[Start of Material shown]

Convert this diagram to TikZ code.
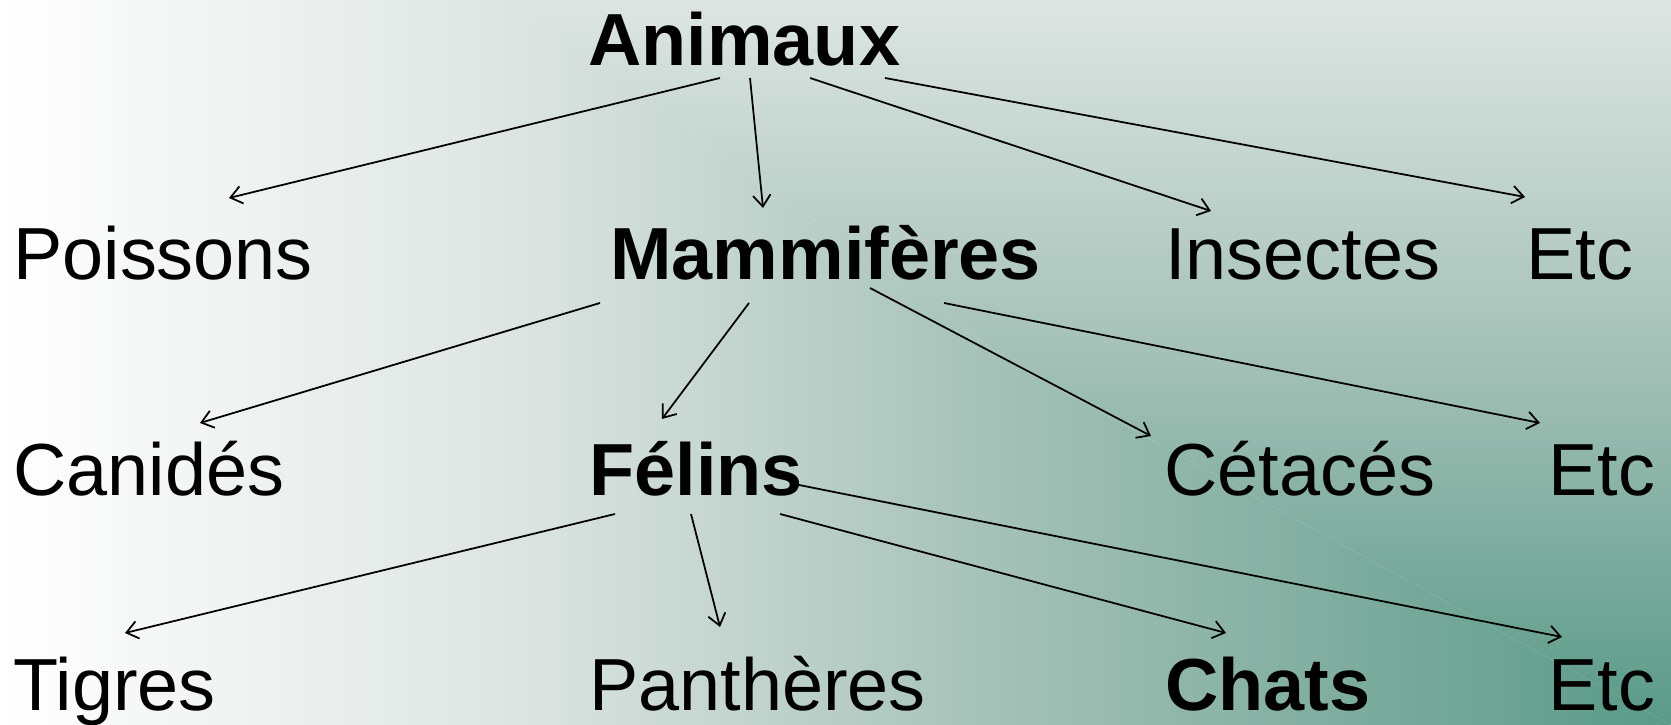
\documentclass[tikz,border=0pt]{standalone}
\usepackage{fontspec}
\setmainfont{Liberation Sans}
\usepackage{tikz}
\usetikzlibrary{arrows.meta}

\definecolor{palegreen}{HTML}{DDE5E2}
\definecolor{midgreen}{HTML}{A3C0B6}
\definecolor{deepgreen}{HTML}{5A9A88}

\begin{document}
\begin{tikzpicture}[lbl/.style={anchor=base west,inner sep=0pt,font=\fontsize{42}{50}\selectfont},
  bl/.style={lbl,font=\fontsize{42}{50}\selectfont\bfseries},
  conn/.style={->,line width=1pt},
  >={Straight Barb[length=6.5pt,width=10pt]}]

% background: left part shaded across, right part shaded down
\begin{scope}
\clip (0,0) -- (0,14.5) -- (10.2,14.5) -- (20.2,7.25) -- (33.42,0) -- cycle;
\shade[left color=white,right color=palegreen] (0,0) rectangle (10.22,14.5);
\shade[left color=palegreen,right color=midgreen] (10.2,0) rectangle (20.22,14.5);
\shade[left color=midgreen,right color=deepgreen] (20.2,0) rectangle (33.42,14.5);
\end{scope}
\begin{scope}
\clip (10.2,14.5) -- (33.42,14.5) -- (33.42,0) -- (20.2,7.25) -- cycle;
\shade[top color=palegreen,bottom color=midgreen] (10,7.23) rectangle (33.42,14.5);
\shade[top color=midgreen,bottom color=deepgreen] (10,0) rectangle (33.42,7.25);
\end{scope}
\useasboundingbox (0,0) rectangle (33.42,14.5);

\node[bl] (anim) at (11.76,13.18) {Animaux};

\node[lbl] (pois) at (0.26,8.9) {Poissons};
\node[bl] (mamm) at (12.2,8.9) {Mammifères};
\node[lbl] (inse) at (23.3,8.9) {Insectes};
\node[lbl] (etcA) at (30.52,8.9) {Etc};

\node[lbl] (cani) at (0.26,4.58) {Canidés};
\node[bl] (feli) at (11.78,4.58) {Félins};
\node[lbl] (ceta) at (23.28,4.58) {Cétacés};
\node[lbl] (etcB) at (30.96,4.58) {Etc};

\node[lbl] (tigr) at (0.26,0.28) {Tigres};
\node[lbl] (pant) at (11.78,0.28) {Panthères};
\node[bl] (chat) at (23.3,0.28) {Chats};
\node[lbl] (etcC) at (30.96,0.28) {Etc};

% Animaux
\draw[conn] ([shift={(2.64,-0.24)}]anim.base west) -- ([shift={(4.32,1.64)}]pois.base west);
\draw[conn] ([shift={(3.24,-0.24)}]anim.base west) -- ([shift={(3.06,1.44)}]mamm.base west);
\draw[conn] ([shift={(4.44,-0.24)}]anim.base west) -- ([shift={(0.92,1.38)}]inse.base west);
\draw[conn] ([shift={(5.94,-0.24)}]anim.base west) -- ([shift={(-0.02,1.66)}]etcA.base west);

% Mammiferes
\draw[conn] ([shift={(-0.2,-0.46)}]mamm.base west) -- ([shift={(3.74,1.46)}]cani.base west);
\draw[conn] ([shift={(2.78,-0.46)}]mamm.base west) -- ([shift={(1.46,1.54)}]feli.base west);
\draw[conn] ([shift={(5.2,-0.16)}]mamm.base west) -- ([shift={(-0.26,1.2)}]ceta.base west);
\draw[conn] ([shift={(6.68,-0.46)}]mamm.base west) -- ([shift={(-0.16,1.46)}]etcB.base west);

% Felins
\draw[conn] ([shift={(0.52,-0.36)}]feli.base west) -- ([shift={(2.24,1.56)}]tigr.base west);
\draw[conn] ([shift={(2.04,-0.36)}]feli.base west) -- ([shift={(2.62,1.68)}]pant.base west);
\draw[conn] ([shift={(3.82,-0.36)}]feli.base west) -- ([shift={(1.22,1.56)}]chat.base west);
\draw[conn] ([shift={(4.2,0.22)}]feli.base west) -- ([shift={(0.28,1.48)}]etcC.base west);
\end{tikzpicture}
\end{document}
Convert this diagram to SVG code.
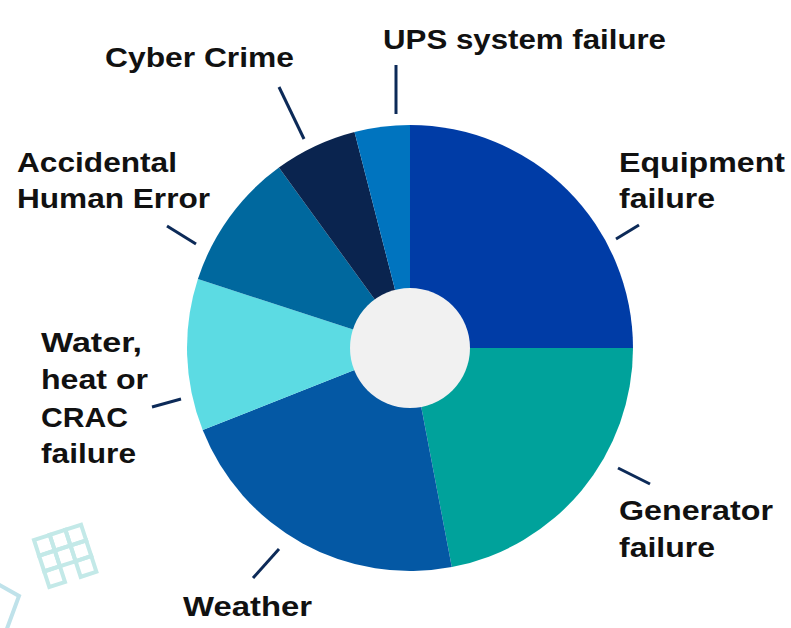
<svg xmlns="http://www.w3.org/2000/svg" width="791" height="628" viewBox="0 0 791 628">
<style>
.lbl{font-family:"Liberation Sans",Arial,sans-serif;font-weight:700;font-size:28px;fill:#111111}
.lead{stroke:#0c2a58;stroke-width:3;fill:none}
.deco{fill:none;stroke:#c3e9e8;stroke-width:4}
</style>
<rect width="791" height="628" fill="#ffffff"/>
<g id="decorations">
<g transform="translate(34,540) rotate(-18)" class="deco">
<rect x="0" y="0" width="16.5" height="16.5"/>
<rect x="16.5" y="0" width="16.5" height="16.5"/>
<rect x="33" y="0" width="16.5" height="16.5"/>
<rect x="0" y="16.5" width="16.5" height="16.5"/>
<rect x="16.5" y="16.5" width="16.5" height="16.5"/>
<rect x="33" y="16.5" width="16.5" height="16.5"/>
<rect x="0" y="33" width="16.5" height="16.5"/>
<rect x="33" y="33" width="16.5" height="16.5"/>
</g>
<path d="M -20 574 L 19 596 L 5 634" fill="none" stroke="#bfe2ea" stroke-width="4"/>
</g>
<g id="pie">
<g id="slice-equipment"><path d="M410 348 L410 125 A223 223 0 0 1 633 348 Z" fill="#003ca6"/></g>
<g id="slice-generator"><path d="M410 348 L633 348 A223 223 0 0 1 451.8 567.1 Z" fill="#00a29b"/></g>
<g id="slice-weather"><path d="M410 348 L451.8 567.1 A223 223 0 0 1 202.7 430.1 Z" fill="#0458a4"/></g>
<g id="slice-water"><path d="M410 348 L202.7 430.1 A223 223 0 0 1 197.9 279.1 Z" fill="#5cdbe3"/></g>
<g id="slice-human"><path d="M410 348 L197.9 279.1 A223 223 0 0 1 278.9 167.6 Z" fill="#00689e"/></g>
<g id="slice-cyber"><path d="M410 348 L278.9 167.6 A223 223 0 0 1 354.5 132 Z" fill="#0a244f"/></g>
<g id="slice-ups"><path d="M410 348 L354.5 132 A223 223 0 0 1 410 125 Z" fill="#0074bf"/></g>
<circle cx="410" cy="348" r="60" fill="#f1f1f1"/>
</g>
<g id="connectors">
<line class="lead" x1="396" y1="65" x2="396" y2="114"/>
<line class="lead" x1="279" y1="87" x2="304" y2="139"/>
<line class="lead" x1="616" y1="239" x2="639" y2="225"/>
<line class="lead" x1="167" y1="226" x2="196" y2="244"/>
<line class="lead" x1="152" y1="407" x2="181" y2="399"/>
<line class="lead" x1="618" y1="468" x2="650" y2="484"/>
<line class="lead" x1="253" y1="578" x2="279" y2="549"/>
</g>
<g id="label-ups"><text class="lbl" x="383" y="49" textLength="283" lengthAdjust="spacingAndGlyphs">UPS system failure</text></g>
<g id="label-cyber"><text class="lbl" x="105" y="67" textLength="189" lengthAdjust="spacingAndGlyphs">Cyber Crime</text></g>
<g id="label-equipment">
<text class="lbl" x="619" y="172" textLength="166" lengthAdjust="spacingAndGlyphs">Equipment</text>
<text class="lbl" x="619" y="208" textLength="96" lengthAdjust="spacingAndGlyphs">failure</text>
</g>
<g id="label-human">
<text class="lbl" x="17" y="172" textLength="160" lengthAdjust="spacingAndGlyphs">Accidental</text>
<text class="lbl" x="17" y="208" textLength="193" lengthAdjust="spacingAndGlyphs">Human Error</text>
</g>
<g id="label-water">
<text class="lbl" x="41" y="352" textLength="101" lengthAdjust="spacingAndGlyphs">Water,</text>
<text class="lbl" x="41" y="389" textLength="107" lengthAdjust="spacingAndGlyphs">heat or</text>
<text class="lbl" x="41" y="427" textLength="87" lengthAdjust="spacingAndGlyphs">CRAC</text>
<text class="lbl" x="41" y="463" textLength="95" lengthAdjust="spacingAndGlyphs">failure</text>
</g>
<g id="label-generator">
<text class="lbl" x="619" y="520" textLength="154" lengthAdjust="spacingAndGlyphs">Generator</text>
<text class="lbl" x="619" y="557" textLength="96" lengthAdjust="spacingAndGlyphs">failure</text>
</g>
<g id="label-weather"><text class="lbl" x="183" y="616" textLength="129" lengthAdjust="spacingAndGlyphs">Weather</text></g>
</svg>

[End of Material shown]

The problem:
Using the material above, state how many lines include the string "diagram". Answer with a single number.

Response to the exercise:
2